The Decemberists – Her Majesty the Decemberists (Kill Rock Stars)
Colin Meloy, with his lovely languid voice, his daunting vocabulary and his baffling knowledge of 19th-century European history, accounts for a considerable amount of the Decemberists’ allure. The Portland ensemble’s new album Her Majesty the Decemberists, a fitting successor to 2002’s Castaways and Cutouts, is rife with the front man’s less-than-rock-and-roll pet themes of soldiers, sailors and downtrodden proles. Reappearing too, on tracks like “Shanty for the Arethusa” and “Chimbley Sweep” (respectively, the band’s second pirate- and chimney sweep-themed songs on record) is the jaunty cadence that made the best Castaways tracks so compelling.
On the songs that work best, the Decemberists bring all of their unusual instrumentation – Wurlitzers and vibraphones, pedal steels and glockenspiels – to bear, and craft vibrant melodies and sailing crescendos. Too often, however, the band seems to use Meloy’s always-excellent vocals as an excuse to avoid fleshing out the songs, leaving promising tunes such as “Los Angeles, I’m Yours” and “The Gymnast, High Above the Ground” feeling… lite. Her Majesty is a literate and engaging work, though not all of its elements carry Meloy’s inventiveness and tenacity.
MP3s of “Here I Dreamt I Was an Architect” and “The Soldiering Life” via killrockstars.com.
Scott Tuma – The River 1 2 3 4 (Truck Stop)
A sparse, dark collection of four untitled tracks that swirl the melancholy banjo-in-a-tin-can sound of Iron and Wine, bright acoustic folk guitar bringing to mind Leo Kottke, and heavy ambient space that’s like the calm-before-the-storm part of a Godspeed record without quite the same blue-ball inducing expansiveness. Ghostly sounds like creaky rocking chairs or reaping tools knocking together in a woodshed add atmosphere and occasionally a sort of accidental percussion. It’s ambient folk, and it’s gorgeous.
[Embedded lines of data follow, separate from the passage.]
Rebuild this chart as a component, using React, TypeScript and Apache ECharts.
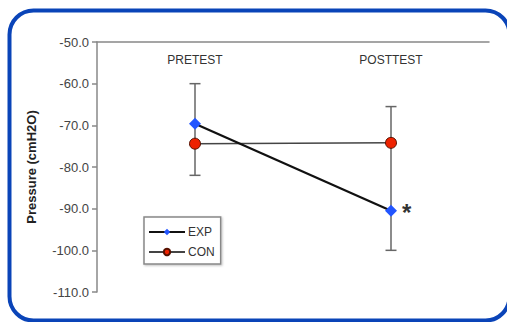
import React, { useEffect, useRef } from "react";
import * as echarts from "echarts";

const categories = ["PRETEST", "POSTTEST"];
const expMeans = [-69.6, -90.5];
const conMeans = [-74.4, -74.2];
const errLow = [-82, -100];
const errHigh = [-60, -65.5];
const significant = [false, true];
const yMin = -110;
const yMax = -50;
const yStep = 10;

export default function App() {
  const ref = useRef<HTMLDivElement>(null);
  useEffect(() => {
    if (!ref.current) return;
    const chart = echarts.init(ref.current, undefined, { renderer: "svg" });
    const font = "'Liberation Sans', Arial, sans-serif";
    const expData = expMeans.map((v, i) =>
      significant[i]
        ? {
            value: v,
            label: {
              show: true,
              formatter: "*",
              position: "right",
              distance: 5,
              offset: [0, 2],
              fontSize: 24,
              fontWeight: "bold",
              color: "#333",
              fontFamily: font,
            },
          }
        : v
    );
    const errData = categories.map((_, i) => [i, errLow[i], errHigh[i]]);
    chart.setOption({
      animation: false,
      backgroundColor: "#ffffff",
      textStyle: { fontFamily: font },
      graphic: [
        {
          type: "rect",
          shape: { x: 9.5, y: 10.5, width: 500, height: 310, r: 24 },
          style: { fill: "none", stroke: "#0a44b8", lineWidth: 4 },
          silent: true,
          z: 10,
        },
      ],
      grid: { left: 97, right: 18, top: 42, bottom: 30 },
      legend: {
        orient: "vertical",
        left: 144,
        top: 217,
        padding: [9, 6, 6, 4],
        itemGap: 8,
        itemWidth: 36,
        itemHeight: 8,
        borderColor: "#888",
        borderWidth: 1.5,
        backgroundColor: "#fff",
        shadowColor: "rgba(0,0,0,0.25)",
        shadowBlur: 2,
        shadowOffsetX: 1,
        shadowOffsetY: 1,
        textStyle: { fontSize: 12, color: "#333", fontFamily: font, padding: [0, 0, 0, -2] },
        data: ["EXP", "CON"],
      },
      xAxis: {
        type: "category",
        position: "top",
        data: categories,
        boundaryGap: true,
        axisLine: { lineStyle: { color: "#888", width: 1.5 } },
        axisTick: { inside: true, length: 4, lineStyle: { color: "#888", width: 1.5 } },
        axisLabel: { inside: true, margin: 12, fontSize: 12, color: "#333", fontFamily: font },
        splitLine: { show: false },
      },
      yAxis: {
        type: "value",
        min: yMin,
        max: yMax,
        interval: yStep,
        name: "Pressure (cmH2O)",
        nameLocation: "middle",
        nameGap: 59,
        nameTextStyle: { fontSize: 13, fontWeight: "bold", color: "#222", fontFamily: font },
        axisLine: { show: true, lineStyle: { color: "#888", width: 1.5 } },
        axisTick: { show: true, length: 5, lineStyle: { color: "#888", width: 1.5 } },
        axisLabel: {
          fontSize: 13,
          color: "#444",
          margin: 8,
          fontFamily: font,
          formatter: (v: number) => v.toFixed(1),
        },
        splitLine: { show: false },
      },
      series: [
        {
          type: "custom",
          name: "err",
          z: 1,
          encode: { x: 0, y: [1, 2] },
          data: errData,
          renderItem: (params: any, api: any) => {
            const lo = api.coord([api.value(0), api.value(1)]);
            const hi = api.coord([api.value(0), api.value(2)]);
            const hw = 5.5;
            const st = { stroke: "#666", lineWidth: 1.5 };
            return {
              type: "group",
              children: [
                { type: "line", shape: { x1: lo[0], y1: lo[1], x2: hi[0], y2: hi[1] }, style: st },
                { type: "line", shape: { x1: lo[0] - hw, y1: lo[1], x2: lo[0] + hw, y2: lo[1] }, style: st },
                { type: "line", shape: { x1: hi[0] - hw, y1: hi[1], x2: hi[0] + hw, y2: hi[1] }, style: st },
              ],
            };
          },
        },
        {
          type: "line",
          name: "CON",
          z: 3,
          data: conMeans,
          symbol: "circle",
          symbolSize: 11,
          lineStyle: { color: "#444", width: 1.5 },
          itemStyle: { color: "#ee2200", borderColor: "#551100", borderWidth: 1 },
        },
        {
          type: "line",
          name: "EXP",
          z: 4,
          data: expData,
          symbol: "diamond",
          symbolSize: 12,
          lineStyle: { color: "#111", width: 2.2 },
          itemStyle: { color: "#2255ff", borderColor: "#2255ff", borderWidth: 0 },
        },
      ],
    });
    return () => chart.dispose();
  }, []);
  return (
    <div
      ref={ref}
      style={{ position: "fixed", left: 0, top: 0, width: 507, height: 322, background: "#fff" }}
    />
  );
}
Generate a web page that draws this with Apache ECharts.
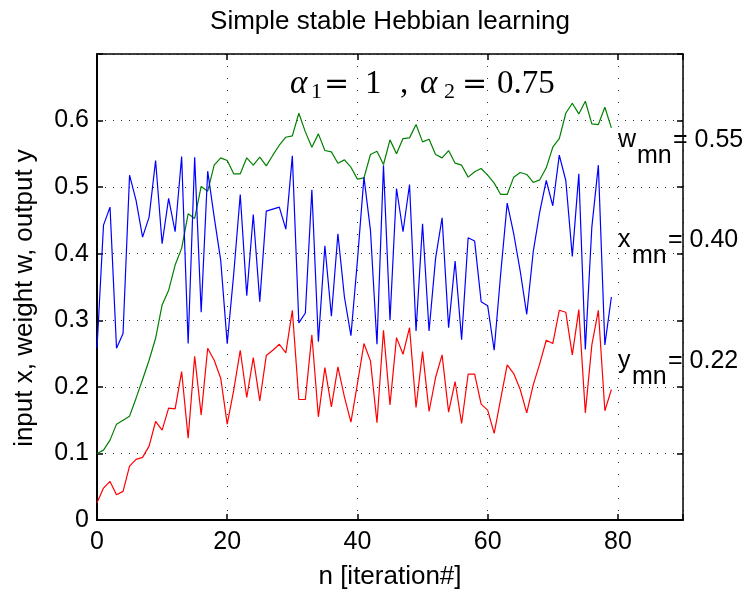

Download some Scott Tuma mp3s from Epitonic.
Iron and Wine – Sea and the Rhythm EP (Sub Pop)
For those unfamiliar with the plaintive, almost-unproduced four-tracked work of Sam Beam, that restrained voice around which Miami’s Iron and Wine orbits, last year’s The Creek Drank the Cradle was a heartbreaking amalgam of banjo, slide guitar, dust and longing. His songs, which draw from all of the Southern standbys – bluegrass, folk, blues and gospel – lament the loss of loves and better times, just as the simple arrangements and folksy instrumentation anchor the sound in a time gone by.
Sam Beam is not an artist one really hopes or expects to “evolve” his sound or “take off in a new direction.” His music has a very intentional anachronistic quality to it, the nature of which sort of defies updating. And so it is not disappointment or boredom but gratitude with which we receive these 5 songs, each of which would have been worthy of making the cut for The Creek Drank the Cradle, and a few of which would have been some of the strongest on the LP. Notably, the title track is a beautiful sad love song that boasts Beam’s boldest vocals to date, to breathtaking effect, and “Jesus the Mexican Boy” successfully weaves a narrative more concrete than the songwriter’s usual (admittedly well-crafted) vague stories.